_THE TASK_
Could you retype the lines below, starting at the line holding "Write a Python" and stopping at the line holding "dict(legend_style, x=lx) for", inclusive? Copy them exactly and drop the images.

_EXCERPTED RECORDS_
— Start —

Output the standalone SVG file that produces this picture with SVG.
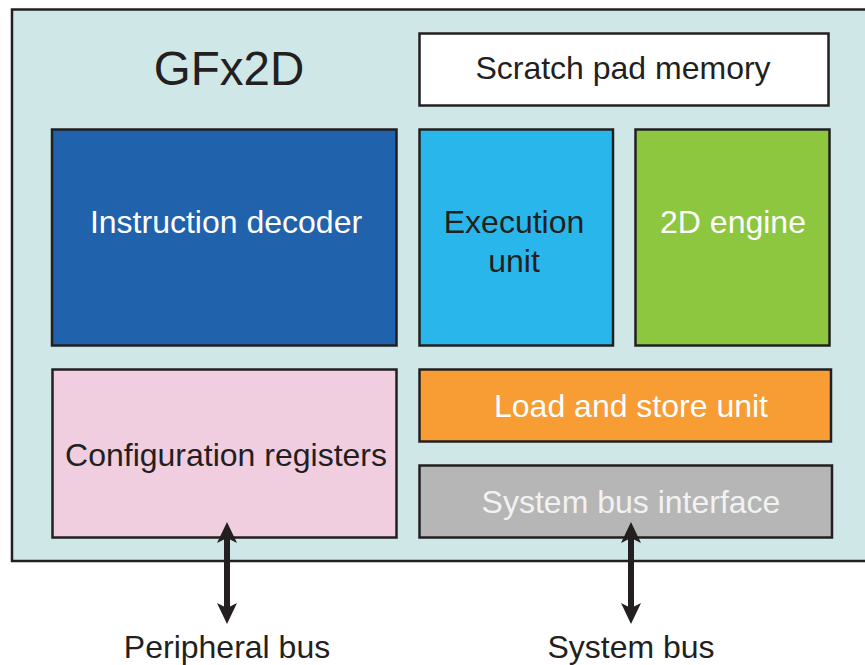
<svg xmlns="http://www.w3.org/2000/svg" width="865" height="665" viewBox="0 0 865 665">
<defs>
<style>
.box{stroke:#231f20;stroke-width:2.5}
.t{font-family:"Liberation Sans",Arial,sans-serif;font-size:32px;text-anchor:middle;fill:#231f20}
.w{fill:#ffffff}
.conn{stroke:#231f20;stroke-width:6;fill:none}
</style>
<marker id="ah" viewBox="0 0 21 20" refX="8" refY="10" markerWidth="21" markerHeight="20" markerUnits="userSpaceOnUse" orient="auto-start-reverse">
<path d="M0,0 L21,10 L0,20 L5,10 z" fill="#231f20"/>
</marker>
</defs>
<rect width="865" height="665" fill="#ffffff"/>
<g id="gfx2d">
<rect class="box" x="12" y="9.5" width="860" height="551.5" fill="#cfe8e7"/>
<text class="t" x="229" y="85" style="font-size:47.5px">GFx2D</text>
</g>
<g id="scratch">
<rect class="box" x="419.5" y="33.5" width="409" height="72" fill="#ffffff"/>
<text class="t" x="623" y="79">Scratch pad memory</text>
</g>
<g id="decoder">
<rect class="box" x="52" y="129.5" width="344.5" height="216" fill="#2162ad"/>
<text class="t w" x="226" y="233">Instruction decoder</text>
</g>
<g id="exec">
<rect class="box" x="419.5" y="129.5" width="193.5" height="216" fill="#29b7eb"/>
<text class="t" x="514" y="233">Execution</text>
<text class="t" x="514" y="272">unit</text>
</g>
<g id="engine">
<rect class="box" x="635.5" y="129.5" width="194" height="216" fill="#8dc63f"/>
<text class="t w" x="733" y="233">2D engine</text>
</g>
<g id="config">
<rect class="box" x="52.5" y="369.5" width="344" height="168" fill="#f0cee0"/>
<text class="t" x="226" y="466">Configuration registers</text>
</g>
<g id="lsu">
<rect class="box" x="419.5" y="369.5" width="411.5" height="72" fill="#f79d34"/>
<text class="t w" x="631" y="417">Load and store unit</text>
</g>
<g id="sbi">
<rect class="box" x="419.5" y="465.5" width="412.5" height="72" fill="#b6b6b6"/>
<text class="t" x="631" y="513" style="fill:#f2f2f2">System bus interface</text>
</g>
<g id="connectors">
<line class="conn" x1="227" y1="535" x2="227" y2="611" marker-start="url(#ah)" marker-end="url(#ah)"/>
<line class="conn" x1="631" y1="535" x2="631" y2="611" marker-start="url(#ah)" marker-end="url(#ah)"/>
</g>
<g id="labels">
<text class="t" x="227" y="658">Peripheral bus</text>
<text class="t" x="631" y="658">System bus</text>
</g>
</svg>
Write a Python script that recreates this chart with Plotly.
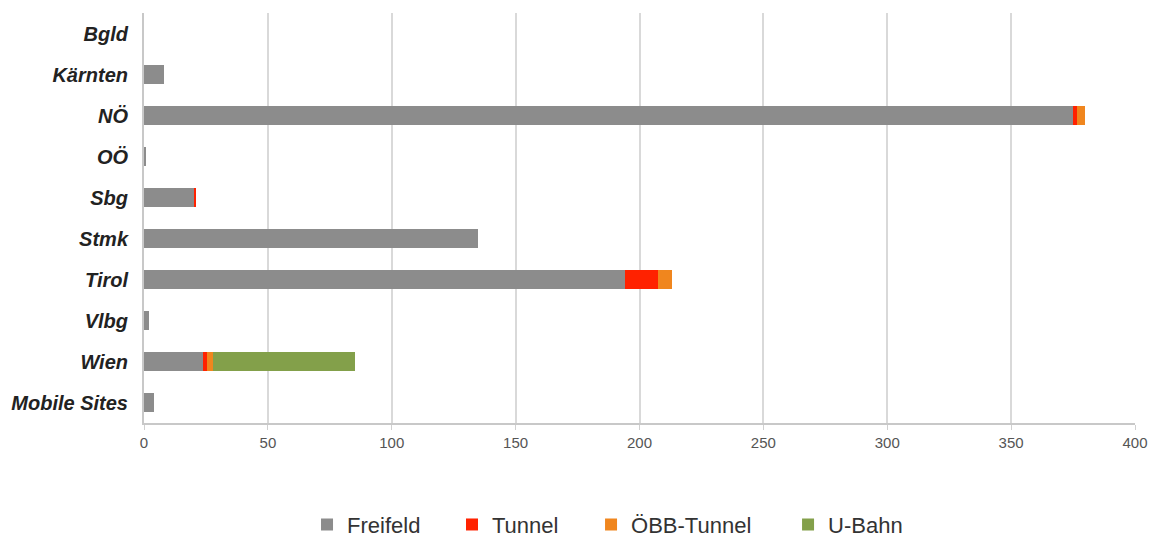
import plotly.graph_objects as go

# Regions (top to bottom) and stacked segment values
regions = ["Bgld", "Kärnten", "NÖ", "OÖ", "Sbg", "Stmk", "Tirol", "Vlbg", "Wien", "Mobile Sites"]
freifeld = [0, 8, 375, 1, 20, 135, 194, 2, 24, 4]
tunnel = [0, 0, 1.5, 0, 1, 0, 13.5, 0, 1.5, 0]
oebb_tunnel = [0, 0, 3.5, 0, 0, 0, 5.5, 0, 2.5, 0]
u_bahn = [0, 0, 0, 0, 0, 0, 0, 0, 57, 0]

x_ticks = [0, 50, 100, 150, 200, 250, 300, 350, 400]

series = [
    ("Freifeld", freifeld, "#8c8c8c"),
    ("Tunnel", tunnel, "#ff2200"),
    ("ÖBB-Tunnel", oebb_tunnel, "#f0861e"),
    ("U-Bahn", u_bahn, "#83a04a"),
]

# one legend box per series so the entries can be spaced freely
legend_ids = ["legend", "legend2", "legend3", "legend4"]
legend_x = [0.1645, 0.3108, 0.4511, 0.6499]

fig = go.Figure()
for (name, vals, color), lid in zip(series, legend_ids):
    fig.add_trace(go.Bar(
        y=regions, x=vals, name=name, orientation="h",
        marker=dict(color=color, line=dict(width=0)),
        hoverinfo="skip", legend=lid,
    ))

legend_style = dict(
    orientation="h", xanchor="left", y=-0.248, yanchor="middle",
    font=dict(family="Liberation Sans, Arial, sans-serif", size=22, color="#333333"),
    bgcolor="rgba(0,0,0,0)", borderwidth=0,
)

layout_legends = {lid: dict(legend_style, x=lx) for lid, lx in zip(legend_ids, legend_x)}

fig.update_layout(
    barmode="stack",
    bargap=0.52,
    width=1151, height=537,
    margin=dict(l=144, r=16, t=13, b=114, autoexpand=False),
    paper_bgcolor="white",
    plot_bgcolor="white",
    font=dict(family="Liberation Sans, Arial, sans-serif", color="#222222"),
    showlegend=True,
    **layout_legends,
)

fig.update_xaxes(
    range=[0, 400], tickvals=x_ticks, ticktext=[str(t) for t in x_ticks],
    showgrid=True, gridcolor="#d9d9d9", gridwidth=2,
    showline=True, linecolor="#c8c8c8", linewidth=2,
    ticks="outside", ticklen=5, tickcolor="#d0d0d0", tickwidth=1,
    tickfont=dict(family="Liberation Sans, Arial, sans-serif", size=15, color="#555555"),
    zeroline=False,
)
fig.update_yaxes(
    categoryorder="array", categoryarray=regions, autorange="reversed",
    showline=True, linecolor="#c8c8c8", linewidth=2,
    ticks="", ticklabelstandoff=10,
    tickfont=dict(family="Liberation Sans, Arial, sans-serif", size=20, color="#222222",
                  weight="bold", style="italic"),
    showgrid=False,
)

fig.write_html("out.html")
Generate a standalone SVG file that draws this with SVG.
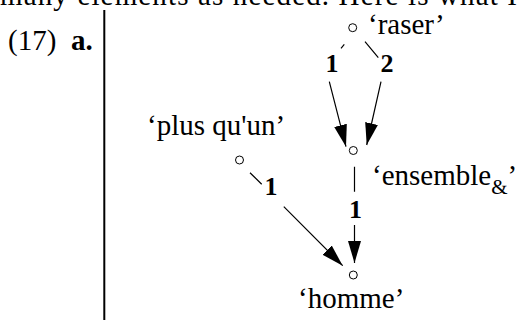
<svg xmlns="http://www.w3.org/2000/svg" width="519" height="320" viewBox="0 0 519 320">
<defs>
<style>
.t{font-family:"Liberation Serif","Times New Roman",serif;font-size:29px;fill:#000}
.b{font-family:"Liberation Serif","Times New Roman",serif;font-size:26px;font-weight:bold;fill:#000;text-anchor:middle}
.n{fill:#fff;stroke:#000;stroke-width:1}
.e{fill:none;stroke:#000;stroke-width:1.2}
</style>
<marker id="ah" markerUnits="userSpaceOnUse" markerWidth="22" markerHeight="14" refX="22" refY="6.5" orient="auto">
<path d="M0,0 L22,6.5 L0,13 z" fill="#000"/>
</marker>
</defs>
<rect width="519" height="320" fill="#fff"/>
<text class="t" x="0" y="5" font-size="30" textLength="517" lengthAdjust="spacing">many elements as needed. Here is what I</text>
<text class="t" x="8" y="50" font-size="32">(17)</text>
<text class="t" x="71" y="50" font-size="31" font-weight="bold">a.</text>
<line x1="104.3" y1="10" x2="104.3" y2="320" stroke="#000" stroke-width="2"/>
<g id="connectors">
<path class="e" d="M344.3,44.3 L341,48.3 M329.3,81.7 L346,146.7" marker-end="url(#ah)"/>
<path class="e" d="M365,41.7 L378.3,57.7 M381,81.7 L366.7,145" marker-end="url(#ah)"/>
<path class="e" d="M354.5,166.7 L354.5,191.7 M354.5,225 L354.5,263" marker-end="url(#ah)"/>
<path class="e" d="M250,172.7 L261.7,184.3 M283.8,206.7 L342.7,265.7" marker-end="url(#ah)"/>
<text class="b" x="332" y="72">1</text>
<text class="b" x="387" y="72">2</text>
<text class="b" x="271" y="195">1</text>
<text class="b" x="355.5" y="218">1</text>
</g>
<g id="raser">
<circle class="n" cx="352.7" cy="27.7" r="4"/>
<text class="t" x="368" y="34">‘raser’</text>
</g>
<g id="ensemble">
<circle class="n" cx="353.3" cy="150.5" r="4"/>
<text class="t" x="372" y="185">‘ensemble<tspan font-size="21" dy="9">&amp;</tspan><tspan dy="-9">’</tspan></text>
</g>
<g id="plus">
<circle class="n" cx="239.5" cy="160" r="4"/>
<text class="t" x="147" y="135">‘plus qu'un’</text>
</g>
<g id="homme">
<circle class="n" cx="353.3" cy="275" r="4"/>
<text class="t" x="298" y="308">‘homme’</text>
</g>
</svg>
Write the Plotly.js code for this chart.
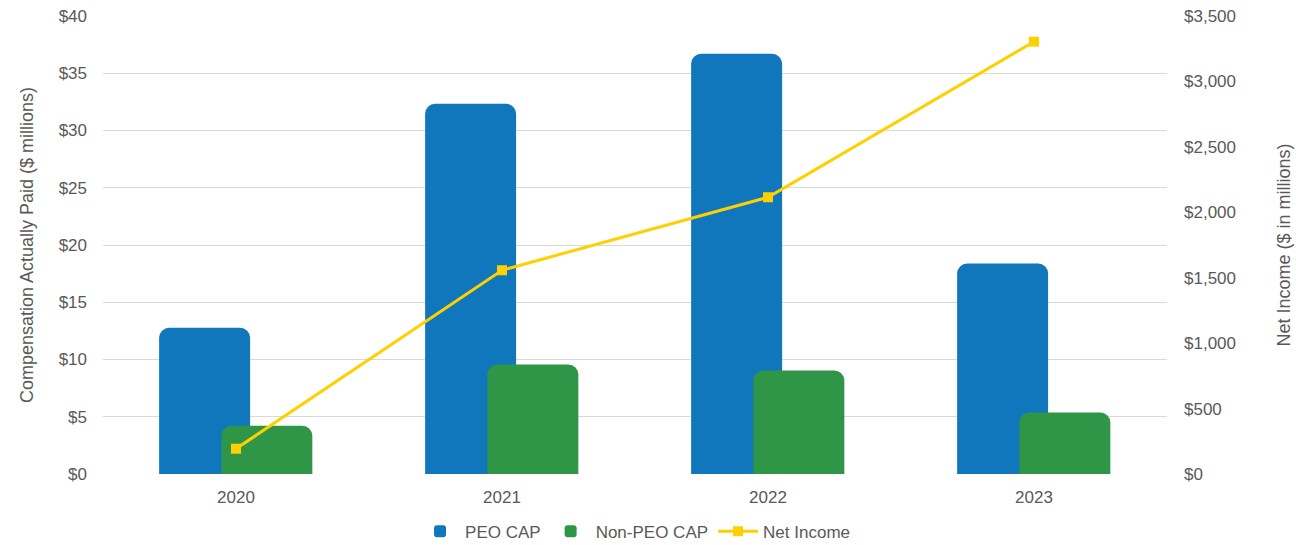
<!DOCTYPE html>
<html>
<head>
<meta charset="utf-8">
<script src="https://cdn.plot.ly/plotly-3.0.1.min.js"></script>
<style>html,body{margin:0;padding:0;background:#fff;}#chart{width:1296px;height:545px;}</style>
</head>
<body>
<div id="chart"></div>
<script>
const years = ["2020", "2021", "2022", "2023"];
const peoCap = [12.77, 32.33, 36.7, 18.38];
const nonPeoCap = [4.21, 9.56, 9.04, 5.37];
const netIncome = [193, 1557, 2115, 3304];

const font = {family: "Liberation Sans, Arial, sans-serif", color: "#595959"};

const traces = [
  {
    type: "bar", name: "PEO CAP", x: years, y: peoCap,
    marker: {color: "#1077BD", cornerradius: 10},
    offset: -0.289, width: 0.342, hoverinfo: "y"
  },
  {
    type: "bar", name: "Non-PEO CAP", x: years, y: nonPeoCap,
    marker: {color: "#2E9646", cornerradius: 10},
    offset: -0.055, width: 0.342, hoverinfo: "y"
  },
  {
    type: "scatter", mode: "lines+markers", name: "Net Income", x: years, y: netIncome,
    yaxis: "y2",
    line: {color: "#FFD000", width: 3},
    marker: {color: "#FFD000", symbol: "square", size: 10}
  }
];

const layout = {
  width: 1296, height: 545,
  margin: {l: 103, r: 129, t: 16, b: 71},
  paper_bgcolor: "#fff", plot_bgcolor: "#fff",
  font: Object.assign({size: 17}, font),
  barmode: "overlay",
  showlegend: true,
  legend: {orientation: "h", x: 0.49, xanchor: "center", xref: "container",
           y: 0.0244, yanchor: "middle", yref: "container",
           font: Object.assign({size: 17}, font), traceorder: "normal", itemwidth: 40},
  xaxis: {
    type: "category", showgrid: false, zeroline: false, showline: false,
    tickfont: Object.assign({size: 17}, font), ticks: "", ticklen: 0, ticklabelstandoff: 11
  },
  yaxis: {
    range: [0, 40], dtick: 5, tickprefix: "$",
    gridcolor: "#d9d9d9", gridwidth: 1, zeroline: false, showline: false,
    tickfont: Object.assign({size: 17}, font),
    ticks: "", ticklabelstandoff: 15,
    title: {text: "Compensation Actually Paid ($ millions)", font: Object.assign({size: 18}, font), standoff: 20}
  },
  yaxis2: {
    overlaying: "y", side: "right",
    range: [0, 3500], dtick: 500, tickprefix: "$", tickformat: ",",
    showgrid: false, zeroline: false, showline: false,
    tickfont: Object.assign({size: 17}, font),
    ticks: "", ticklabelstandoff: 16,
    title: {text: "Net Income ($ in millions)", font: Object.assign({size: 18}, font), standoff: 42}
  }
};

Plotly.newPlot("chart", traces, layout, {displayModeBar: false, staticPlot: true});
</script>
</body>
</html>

— End —

_RESULT FOR THIS TASK_
Write a Python script that recreates this chart with Plotly.
import plotly.graph_objects as go

# Regions (top to bottom) and stacked segment values
regions = ["Bgld", "Kärnten", "NÖ", "OÖ", "Sbg", "Stmk", "Tirol", "Vlbg", "Wien", "Mobile Sites"]
freifeld = [0, 8, 375, 1, 20, 135, 194, 2, 24, 4]
tunnel = [0, 0, 1.5, 0, 1, 0, 13.5, 0, 1.5, 0]
oebb_tunnel = [0, 0, 3.5, 0, 0, 0, 5.5, 0, 2.5, 0]
u_bahn = [0, 0, 0, 0, 0, 0, 0, 0, 57, 0]

x_ticks = [0, 50, 100, 150, 200, 250, 300, 350, 400]

series = [
    ("Freifeld", freifeld, "#8c8c8c"),
    ("Tunnel", tunnel, "#ff2200"),
    ("ÖBB-Tunnel", oebb_tunnel, "#f0861e"),
    ("U-Bahn", u_bahn, "#83a04a"),
]

# one legend box per series so the entries can be spaced freely
legend_ids = ["legend", "legend2", "legend3", "legend4"]
legend_x = [0.1645, 0.3108, 0.4511, 0.6499]

fig = go.Figure()
for (name, vals, color), lid in zip(series, legend_ids):
    fig.add_trace(go.Bar(
        y=regions, x=vals, name=name, orientation="h",
        marker=dict(color=color, line=dict(width=0)),
        hoverinfo="skip", legend=lid,
    ))

legend_style = dict(
    orientation="h", xanchor="left", y=-0.248, yanchor="middle",
    font=dict(family="Liberation Sans, Arial, sans-serif", size=22, color="#333333"),
    bgcolor="rgba(0,0,0,0)", borderwidth=0,
)

layout_legends = {lid: dict(legend_style, x=lx) for lid, lx in zip(legend_ids, legend_x)}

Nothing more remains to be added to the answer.